One alternative, which is being used now, is for state governments to sue on behalf of their residents. But another part of the Solicitor General's brief to the Supreme Court argues that states should not be able to do so. The brief declares: "States cannot raise individual-rights claims against the United States." The United States government thus contends that state governments cannot challenge the Trump effort to end birthright citizenship, arguing that the states cannot "assert the citizenship rights of individuals who live in those States." Restricting the ability of state governments to challenge federal policy would further lessen the possibility of checks on unconstitutional presidential actions.

The primary focus of the Solicitor General's brief was arguing that a decision in one federal district court can have no effect beyond that district. This would mean that a challenge to an unconstitutional government policy would have to be brought separately in each of the 96 federal districts and ultimately in every federal circuit.

The government makes two arguments for this. First, it says that the Constitution limits federal courts to deciding "cases and controversies." The government says that a court cannot provide relief to other than the parties in a lawsuit.

But when a court declares a law unconstitutional it is deciding the case before it, even though there may be a benefit to third parties. If the justiciability doctrines of Article III are met, then there is a "case or controversy" under Article III. When federal courts find the Trump executive order on birthright citizenship unconstitutional, they are literally deciding cases that are properly before it under Article III of the Constitution. There is nothing in the Article III requirement for cases and controversies that says that the relief given in a case only can be granted to, or only benefit, a particular party to the litigation. Quite the contrary, even when a law is declared unconstitutional as applied it sends a message to the government and to other courts that such uses of the law will be struck down. There are others who benefit from the court's ruling and similar cases, not before the court, are effectively decided.

Put another way, nothing in Article III prevents a court from issuing a remedy against a defendant that benefits more than the plaintiff in a lawsuit. Otherwise, when there is an unconstitutional law, the court would be limited to declaring it invalid as to the plaintiffs in that case but leaving the law on the books except as to others who come forward to challenge it.

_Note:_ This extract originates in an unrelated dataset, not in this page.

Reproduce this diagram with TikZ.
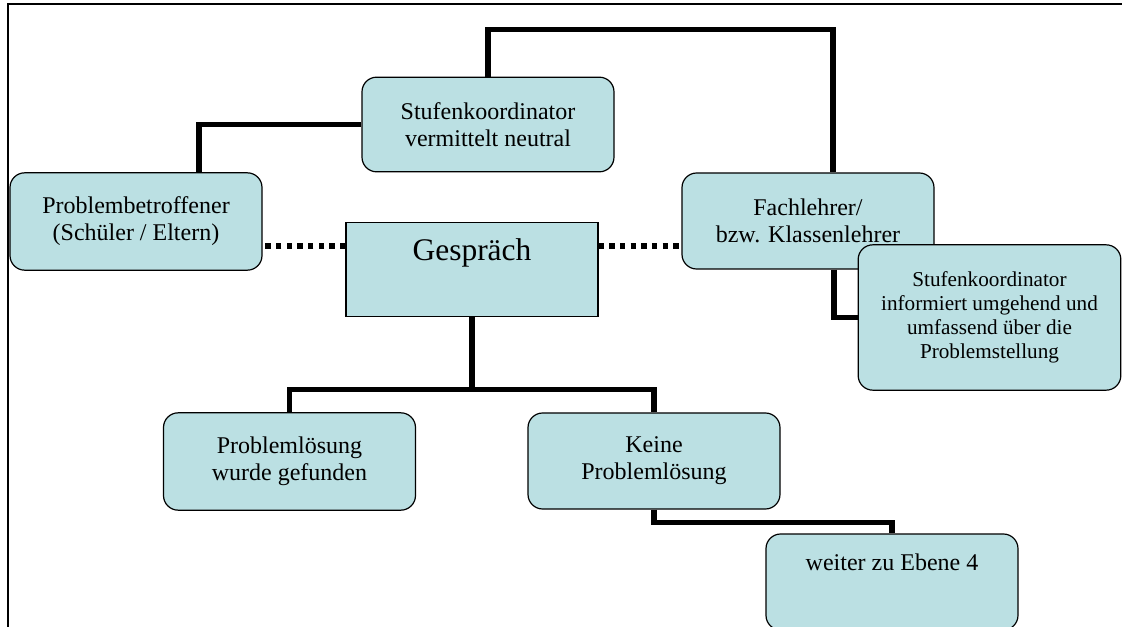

The Solicitor General's other argument is that nationwide injunctions harm the executive branch in carrying out its constitutional duties. But that is the whole point: if the executive branch is violating the Constitution, it should be stopped. Ending nationwide injunctions would mean that an unconstitutional law or presidential action would remain in effect in every place except in the federal district where the injunction was issued. It is precisely for this reason that the Trump administration wants to end nationwide injunctions: without them it will be far more difficult to halt unconstitutional presidential actions.

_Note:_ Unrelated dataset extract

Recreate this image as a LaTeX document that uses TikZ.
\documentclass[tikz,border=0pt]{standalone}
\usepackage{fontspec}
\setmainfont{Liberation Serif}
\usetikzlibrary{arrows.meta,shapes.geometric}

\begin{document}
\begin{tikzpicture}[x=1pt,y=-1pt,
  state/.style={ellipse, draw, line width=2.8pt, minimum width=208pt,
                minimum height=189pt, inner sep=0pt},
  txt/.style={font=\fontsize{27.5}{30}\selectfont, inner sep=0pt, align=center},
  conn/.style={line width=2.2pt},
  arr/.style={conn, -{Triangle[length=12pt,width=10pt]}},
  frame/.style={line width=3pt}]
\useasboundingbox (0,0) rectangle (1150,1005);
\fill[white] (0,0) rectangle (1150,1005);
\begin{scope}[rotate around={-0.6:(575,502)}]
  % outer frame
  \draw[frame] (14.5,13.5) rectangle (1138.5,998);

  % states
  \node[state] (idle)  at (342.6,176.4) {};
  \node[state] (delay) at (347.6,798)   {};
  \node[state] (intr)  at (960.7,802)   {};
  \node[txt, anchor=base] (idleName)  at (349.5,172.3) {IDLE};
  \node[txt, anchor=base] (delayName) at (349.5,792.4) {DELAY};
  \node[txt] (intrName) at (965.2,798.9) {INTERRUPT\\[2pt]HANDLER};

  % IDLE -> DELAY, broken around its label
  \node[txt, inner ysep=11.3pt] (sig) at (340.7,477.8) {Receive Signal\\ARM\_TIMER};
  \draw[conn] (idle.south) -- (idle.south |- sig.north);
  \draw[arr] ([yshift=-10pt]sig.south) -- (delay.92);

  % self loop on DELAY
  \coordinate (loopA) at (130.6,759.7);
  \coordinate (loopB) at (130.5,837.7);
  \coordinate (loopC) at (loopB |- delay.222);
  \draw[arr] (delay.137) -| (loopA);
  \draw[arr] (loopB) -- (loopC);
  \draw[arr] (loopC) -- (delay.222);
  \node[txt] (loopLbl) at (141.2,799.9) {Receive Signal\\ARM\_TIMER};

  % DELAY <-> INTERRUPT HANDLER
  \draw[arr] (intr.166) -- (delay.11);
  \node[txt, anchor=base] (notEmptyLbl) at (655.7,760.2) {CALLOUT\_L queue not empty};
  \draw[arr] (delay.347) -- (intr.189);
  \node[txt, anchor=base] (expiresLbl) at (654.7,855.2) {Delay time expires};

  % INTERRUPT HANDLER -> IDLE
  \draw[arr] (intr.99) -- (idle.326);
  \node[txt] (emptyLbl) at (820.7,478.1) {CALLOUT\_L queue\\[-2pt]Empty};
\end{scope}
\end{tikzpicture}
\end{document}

There is an understandable concern that a nationwide injunction allows one district court to create a ruling for the entire country. But that is only temporary until the federal court of appeals and ultimately the Supreme Court rules. The alternative of limiting federal court relief to the particular plaintiff or the specific federal district court is far worse.

It is unclear what the Supreme Court will decide as to the permissibility of nationwide injunctions. Justices Clarence Thomas and Neil Gorsuch already have expressed their views against them, as have some conservative lower federal court judges. The irony of this opposition to nationwide injunctions is that conservatives repeatedly requested and championed them in challenges against the Biden administration.

Long ago, Marbury v. Madison declared that it is "emphatically the province and duty of the judicial department to say what the law is." Nationwide injunctions allow courts to do this. Once a federal court declares President Trump's executive order on birthright citizenship unconstitutional, it is appropriate to enjoin it everywhere in the country.